Unfortunately I can’t say the same for some who speak so openly and so highly of equality and acceptance without slur or labels, whist promoting that all people are entitled to the same human rights, sadly some of these same people have been the first to make threats or openly berate me as “a transphobic piece of sh#t”, “a wanker”, “a transphobic idiot”, “a homophobic c%nt”, just to name a few. Isn’t that a double standard shown by these who supposedly encourage equality and acceptance? How are those actions positively promoting any community?

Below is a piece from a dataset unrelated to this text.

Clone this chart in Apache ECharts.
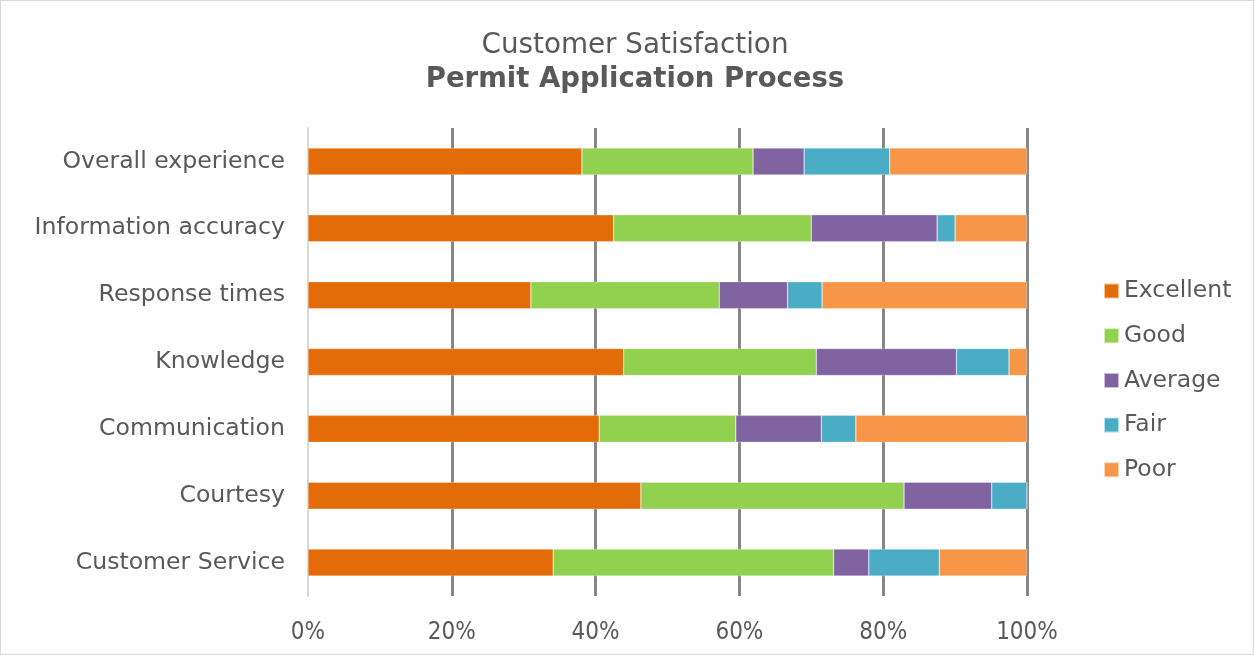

Whilst I acknowledge and understand that some may have seen aspects of this particular campaign as a negative or transphobic, I have also been overwhelmed by the support from not only trans people but gay and straight people around the world, for me taking on an approach to diminish the fear, intolerance and insecurities that people have about others, who may seem different to their own way of life.
Furthermore I strongly believe that by having people or persons from all facets of the GLBTIQ community shown in mainstream media, we are one step closer to acceptance and this is something I believe we all want. It seems the more we, as a community run away from the challenge of societal acceptance, the less power we have to educate the mainstream. If this belief makes me a person with no integrity or moral values, as highlighted by some, then for that I apologise.
As for the urinal photo itself, you may see it to be vulgar, tacky or cliché and that’s your right to think that, although I’m representing myself as a drag queen, whist playing out a commonly seen scenario in my life, which has sadly lead to some individuals wishing to ban something that reflects an honest and real life situation.
I’m not asking anyone to change their mind, view or beliefs, as I believe all opinions are valid and all voices need to be heard, but what I do ask; in any situation you’re faced with, no matter how vulnerable you feel at that time or how hopeless you think a situation is, remember “STAY STRONG” is a positive affirmation to those people who are truly living the life they want.